Data lines:

######

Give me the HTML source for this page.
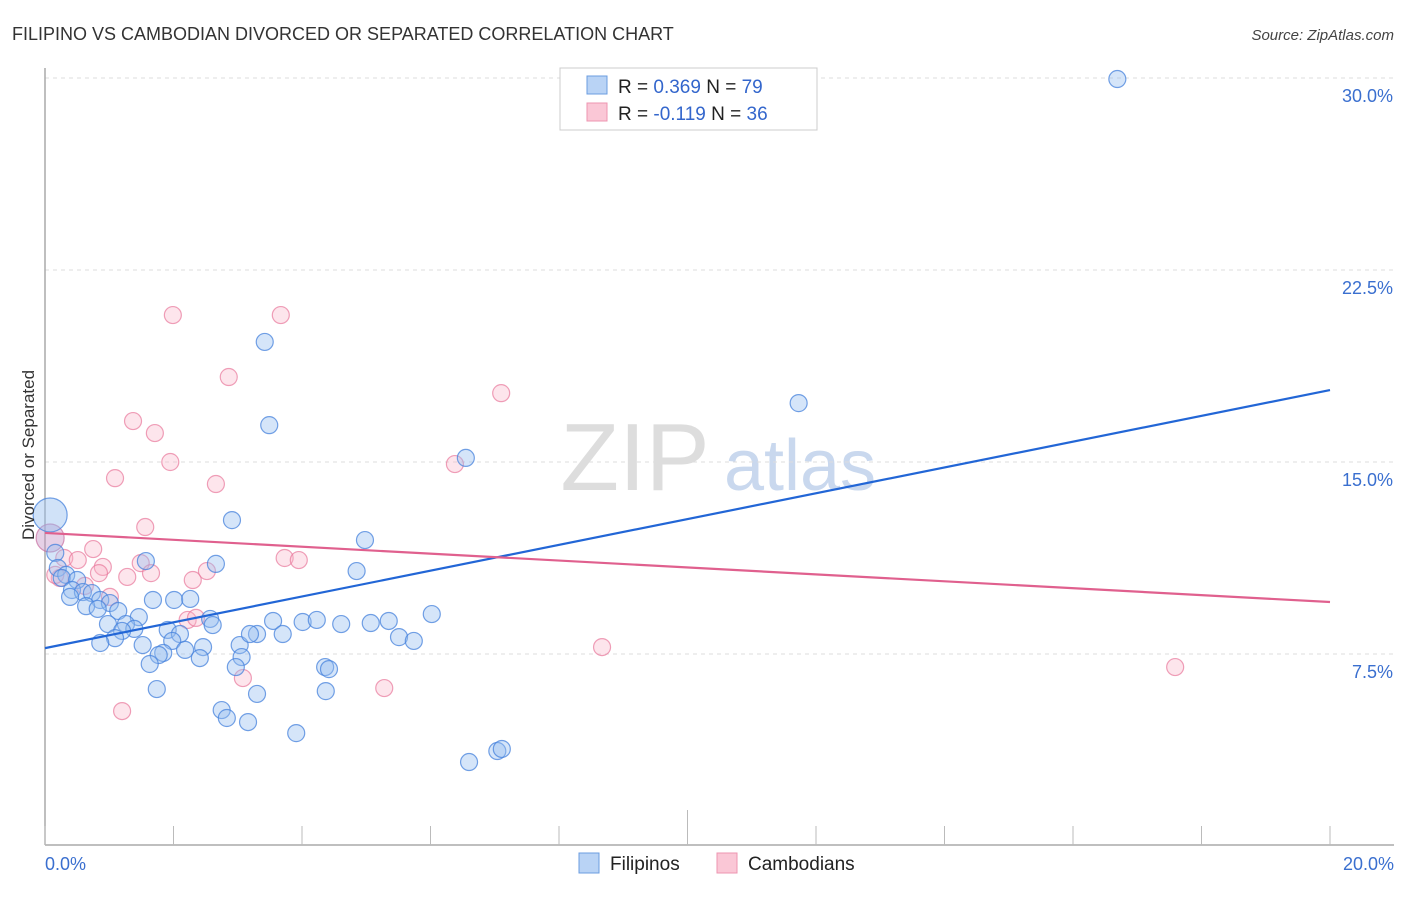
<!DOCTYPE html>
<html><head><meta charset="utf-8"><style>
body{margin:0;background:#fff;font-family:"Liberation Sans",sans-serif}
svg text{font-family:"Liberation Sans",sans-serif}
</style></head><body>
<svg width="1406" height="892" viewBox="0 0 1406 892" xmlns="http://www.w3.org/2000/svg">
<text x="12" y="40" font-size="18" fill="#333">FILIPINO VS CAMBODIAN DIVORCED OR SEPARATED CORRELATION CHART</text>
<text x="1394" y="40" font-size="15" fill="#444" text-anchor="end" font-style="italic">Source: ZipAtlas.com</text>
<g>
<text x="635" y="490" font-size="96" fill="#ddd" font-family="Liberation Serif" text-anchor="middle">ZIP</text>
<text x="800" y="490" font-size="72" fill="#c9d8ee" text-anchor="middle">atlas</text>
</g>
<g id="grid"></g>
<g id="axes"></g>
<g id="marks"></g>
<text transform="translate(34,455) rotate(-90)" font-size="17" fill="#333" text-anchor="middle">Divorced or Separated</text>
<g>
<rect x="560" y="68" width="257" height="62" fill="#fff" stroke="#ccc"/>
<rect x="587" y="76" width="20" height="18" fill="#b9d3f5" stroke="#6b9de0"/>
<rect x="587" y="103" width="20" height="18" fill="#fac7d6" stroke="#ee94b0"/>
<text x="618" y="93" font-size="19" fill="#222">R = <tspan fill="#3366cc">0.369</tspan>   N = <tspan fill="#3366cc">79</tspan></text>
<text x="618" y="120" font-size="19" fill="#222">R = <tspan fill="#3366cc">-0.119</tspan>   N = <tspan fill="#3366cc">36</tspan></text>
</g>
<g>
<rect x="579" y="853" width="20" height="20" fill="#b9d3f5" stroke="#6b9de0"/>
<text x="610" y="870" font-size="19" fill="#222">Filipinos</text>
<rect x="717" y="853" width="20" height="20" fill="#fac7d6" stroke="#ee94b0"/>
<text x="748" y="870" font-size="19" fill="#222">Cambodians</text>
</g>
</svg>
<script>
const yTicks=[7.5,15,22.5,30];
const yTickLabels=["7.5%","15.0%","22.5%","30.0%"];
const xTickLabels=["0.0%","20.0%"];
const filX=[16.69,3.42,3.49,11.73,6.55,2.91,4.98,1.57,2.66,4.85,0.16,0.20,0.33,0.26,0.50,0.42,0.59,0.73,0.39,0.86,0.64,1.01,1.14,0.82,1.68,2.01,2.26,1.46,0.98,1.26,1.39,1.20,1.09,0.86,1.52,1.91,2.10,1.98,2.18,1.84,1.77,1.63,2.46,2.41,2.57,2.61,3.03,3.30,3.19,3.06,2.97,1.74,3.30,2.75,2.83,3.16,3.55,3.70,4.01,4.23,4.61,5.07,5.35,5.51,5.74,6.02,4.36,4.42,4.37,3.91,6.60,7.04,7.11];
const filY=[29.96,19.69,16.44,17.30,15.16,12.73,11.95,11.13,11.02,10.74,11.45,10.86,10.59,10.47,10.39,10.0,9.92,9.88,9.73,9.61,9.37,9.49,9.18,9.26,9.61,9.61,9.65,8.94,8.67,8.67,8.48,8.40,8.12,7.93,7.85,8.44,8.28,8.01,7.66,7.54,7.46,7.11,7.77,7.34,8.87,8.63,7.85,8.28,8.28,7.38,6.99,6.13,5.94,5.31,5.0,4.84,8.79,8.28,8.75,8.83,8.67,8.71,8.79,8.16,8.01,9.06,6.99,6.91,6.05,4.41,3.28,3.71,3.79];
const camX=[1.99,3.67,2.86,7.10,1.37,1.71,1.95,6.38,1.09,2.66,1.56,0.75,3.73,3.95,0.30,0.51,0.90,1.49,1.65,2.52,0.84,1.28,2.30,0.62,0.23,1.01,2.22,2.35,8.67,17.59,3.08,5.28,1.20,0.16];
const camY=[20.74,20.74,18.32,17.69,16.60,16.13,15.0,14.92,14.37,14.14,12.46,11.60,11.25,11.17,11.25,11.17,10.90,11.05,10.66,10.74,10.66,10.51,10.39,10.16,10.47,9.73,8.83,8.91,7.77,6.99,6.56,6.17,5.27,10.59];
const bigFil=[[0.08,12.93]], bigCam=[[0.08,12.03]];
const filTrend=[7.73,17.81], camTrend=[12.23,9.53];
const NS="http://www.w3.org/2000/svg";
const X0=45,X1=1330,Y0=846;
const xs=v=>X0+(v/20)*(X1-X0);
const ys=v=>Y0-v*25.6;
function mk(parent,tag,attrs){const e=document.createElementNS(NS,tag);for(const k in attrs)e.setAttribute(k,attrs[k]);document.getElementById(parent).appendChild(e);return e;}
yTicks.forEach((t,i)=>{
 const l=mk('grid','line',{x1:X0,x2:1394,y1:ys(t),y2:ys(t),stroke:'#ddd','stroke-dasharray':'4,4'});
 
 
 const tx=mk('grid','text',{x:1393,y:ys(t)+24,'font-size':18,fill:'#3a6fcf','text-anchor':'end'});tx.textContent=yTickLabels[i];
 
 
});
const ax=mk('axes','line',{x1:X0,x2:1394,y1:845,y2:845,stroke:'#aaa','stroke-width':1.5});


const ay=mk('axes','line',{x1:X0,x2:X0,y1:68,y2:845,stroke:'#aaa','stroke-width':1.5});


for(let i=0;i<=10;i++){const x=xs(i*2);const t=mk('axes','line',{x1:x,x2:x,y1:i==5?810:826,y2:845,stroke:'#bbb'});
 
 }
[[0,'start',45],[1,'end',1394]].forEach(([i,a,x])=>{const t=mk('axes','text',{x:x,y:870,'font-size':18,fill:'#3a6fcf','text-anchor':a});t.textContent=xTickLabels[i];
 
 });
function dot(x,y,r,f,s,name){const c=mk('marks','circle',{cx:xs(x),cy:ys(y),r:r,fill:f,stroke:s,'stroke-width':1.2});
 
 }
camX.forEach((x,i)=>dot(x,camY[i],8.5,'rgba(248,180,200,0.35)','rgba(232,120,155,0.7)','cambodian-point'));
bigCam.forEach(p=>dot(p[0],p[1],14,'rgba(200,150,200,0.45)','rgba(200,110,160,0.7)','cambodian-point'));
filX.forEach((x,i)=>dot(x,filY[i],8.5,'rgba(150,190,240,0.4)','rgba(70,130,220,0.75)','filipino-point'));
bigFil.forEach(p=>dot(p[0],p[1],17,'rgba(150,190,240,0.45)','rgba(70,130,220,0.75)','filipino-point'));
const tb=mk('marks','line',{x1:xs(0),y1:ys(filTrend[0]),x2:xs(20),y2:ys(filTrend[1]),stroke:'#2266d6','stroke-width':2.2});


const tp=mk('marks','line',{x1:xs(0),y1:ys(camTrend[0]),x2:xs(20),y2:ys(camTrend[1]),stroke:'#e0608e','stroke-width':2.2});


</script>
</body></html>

######

Instructions for the task: Omit the pictures and reproduce the listing exactly.

Result of this task:
Give me the HTML source for this page.
<!DOCTYPE html>
<html><head><meta charset="utf-8"><style>
body{margin:0;background:#fff;font-family:"Liberation Sans",sans-serif}
svg text{font-family:"Liberation Sans",sans-serif}
</style></head><body>
<svg width="1406" height="892" viewBox="0 0 1406 892" xmlns="http://www.w3.org/2000/svg">
<text x="12" y="40" font-size="18" fill="#333">FILIPINO VS CAMBODIAN DIVORCED OR SEPARATED CORRELATION CHART</text>
<text x="1394" y="40" font-size="15" fill="#444" text-anchor="end" font-style="italic">Source: ZipAtlas.com</text>
<g>
<text x="635" y="490" font-size="96" fill="#ddd" font-family="Liberation Serif" text-anchor="middle">ZIP</text>
<text x="800" y="490" font-size="72" fill="#c9d8ee" text-anchor="middle">atlas</text>
</g>
<g id="grid"></g>
<g id="axes"></g>
<g id="marks"></g>
<text transform="translate(34,455) rotate(-90)" font-size="17" fill="#333" text-anchor="middle">Divorced or Separated</text>
<g>
<rect x="560" y="68" width="257" height="62" fill="#fff" stroke="#ccc"/>
<rect x="587" y="76" width="20" height="18" fill="#b9d3f5" stroke="#6b9de0"/>
<rect x="587" y="103" width="20" height="18" fill="#fac7d6" stroke="#ee94b0"/>
<text x="618" y="93" font-size="19" fill="#222">R = <tspan fill="#3366cc">0.369</tspan>   N = <tspan fill="#3366cc">79</tspan></text>
<text x="618" y="120" font-size="19" fill="#222">R = <tspan fill="#3366cc">-0.119</tspan>   N = <tspan fill="#3366cc">36</tspan></text>
</g>
<g>
<rect x="579" y="853" width="20" height="20" fill="#b9d3f5" stroke="#6b9de0"/>
<text x="610" y="870" font-size="19" fill="#222">Filipinos</text>
<rect x="717" y="853" width="20" height="20" fill="#fac7d6" stroke="#ee94b0"/>
<text x="748" y="870" font-size="19" fill="#222">Cambodians</text>
</g>
</svg>
<script>
const yTicks=[7.5,15,22.5,30];
const yTickLabels=["7.5%","15.0%","22.5%","30.0%"];
const xTickLabels=["0.0%","20.0%"];
const filX=[16.69,3.42,3.49,11.73,6.55,2.91,4.98,1.57,2.66,4.85,0.16,0.20,0.33,0.26,0.50,0.42,0.59,0.73,0.39,0.86,0.64,1.01,1.14,0.82,1.68,2.01,2.26,1.46,0.98,1.26,1.39,1.20,1.09,0.86,1.52,1.91,2.10,1.98,2.18,1.84,1.77,1.63,2.46,2.41,2.57,2.61,3.03,3.30,3.19,3.06,2.97,1.74,3.30,2.75,2.83,3.16,3.55,3.70,4.01,4.23,4.61,5.07,5.35,5.51,5.74,6.02,4.36,4.42,4.37,3.91,6.60,7.04,7.11];
const filY=[29.96,19.69,16.44,17.30,15.16,12.73,11.95,11.13,11.02,10.74,11.45,10.86,10.59,10.47,10.39,10.0,9.92,9.88,9.73,9.61,9.37,9.49,9.18,9.26,9.61,9.61,9.65,8.94,8.67,8.67,8.48,8.40,8.12,7.93,7.85,8.44,8.28,8.01,7.66,7.54,7.46,7.11,7.77,7.34,8.87,8.63,7.85,8.28,8.28,7.38,6.99,6.13,5.94,5.31,5.0,4.84,8.79,8.28,8.75,8.83,8.67,8.71,8.79,8.16,8.01,9.06,6.99,6.91,6.05,4.41,3.28,3.71,3.79];
const camX=[1.99,3.67,2.86,7.10,1.37,1.71,1.95,6.38,1.09,2.66,1.56,0.75,3.73,3.95,0.30,0.51,0.90,1.49,1.65,2.52,0.84,1.28,2.30,0.62,0.23,1.01,2.22,2.35,8.67,17.59,3.08,5.28,1.20,0.16];
const camY=[20.74,20.74,18.32,17.69,16.60,16.13,15.0,14.92,14.37,14.14,12.46,11.60,11.25,11.17,11.25,11.17,10.90,11.05,10.66,10.74,10.66,10.51,10.39,10.16,10.47,9.73,8.83,8.91,7.77,6.99,6.56,6.17,5.27,10.59];
const bigFil=[[0.08,12.93]], bigCam=[[0.08,12.03]];
const filTrend=[7.73,17.81], camTrend=[12.23,9.53];
const NS="http://www.w3.org/2000/svg";
const X0=45,X1=1330,Y0=846;
const xs=v=>X0+(v/20)*(X1-X0);
const ys=v=>Y0-v*25.6;
function mk(parent,tag,attrs){const e=document.createElementNS(NS,tag);for(const k in attrs)e.setAttribute(k,attrs[k]);document.getElementById(parent).appendChild(e);return e;}
yTicks.forEach((t,i)=>{
 const l=mk('grid','line',{x1:X0,x2:1394,y1:ys(t),y2:ys(t),stroke:'#ddd','stroke-dasharray':'4,4'});
 
 
 const tx=mk('grid','text',{x:1393,y:ys(t)+24,'font-size':18,fill:'#3a6fcf','text-anchor':'end'});tx.textContent=yTickLabels[i];
 
 
});
const ax=mk('axes','line',{x1:X0,x2:1394,y1:845,y2:845,stroke:'#aaa','stroke-width':1.5});


const ay=mk('axes','line',{x1:X0,x2:X0,y1:68,y2:845,stroke:'#aaa','stroke-width':1.5});


for(let i=0;i<=10;i++){const x=xs(i*2);const t=mk('axes','line',{x1:x,x2:x,y1:i==5?810:826,y2:845,stroke:'#bbb'});
 
 }
[[0,'start',45],[1,'end',1394]].forEach(([i,a,x])=>{const t=mk('axes','text',{x:x,y:870,'font-size':18,fill:'#3a6fcf','text-anchor':a});t.textContent=xTickLabels[i];
 
 });
function dot(x,y,r,f,s,name){const c=mk('marks','circle',{cx:xs(x),cy:ys(y),r:r,fill:f,stroke:s,'stroke-width':1.2});
 
 }
camX.forEach((x,i)=>dot(x,camY[i],8.5,'rgba(248,180,200,0.35)','rgba(232,120,155,0.7)','cambodian-point'));
bigCam.forEach(p=>dot(p[0],p[1],14,'rgba(200,150,200,0.45)','rgba(200,110,160,0.7)','cambodian-point'));
filX.forEach((x,i)=>dot(x,filY[i],8.5,'rgba(150,190,240,0.4)','rgba(70,130,220,0.75)','filipino-point'));
bigFil.forEach(p=>dot(p[0],p[1],17,'rgba(150,190,240,0.45)','rgba(70,130,220,0.75)','filipino-point'));
const tb=mk('marks','line',{x1:xs(0),y1:ys(filTrend[0]),x2:xs(20),y2:ys(filTrend[1]),stroke:'#2266d6','stroke-width':2.2});


const tp=mk('marks','line',{x1:xs(0),y1:ys(camTrend[0]),x2:xs(20),y2:ys(camTrend[1]),stroke:'#e0608e','stroke-width':2.2});


</script>
</body></html>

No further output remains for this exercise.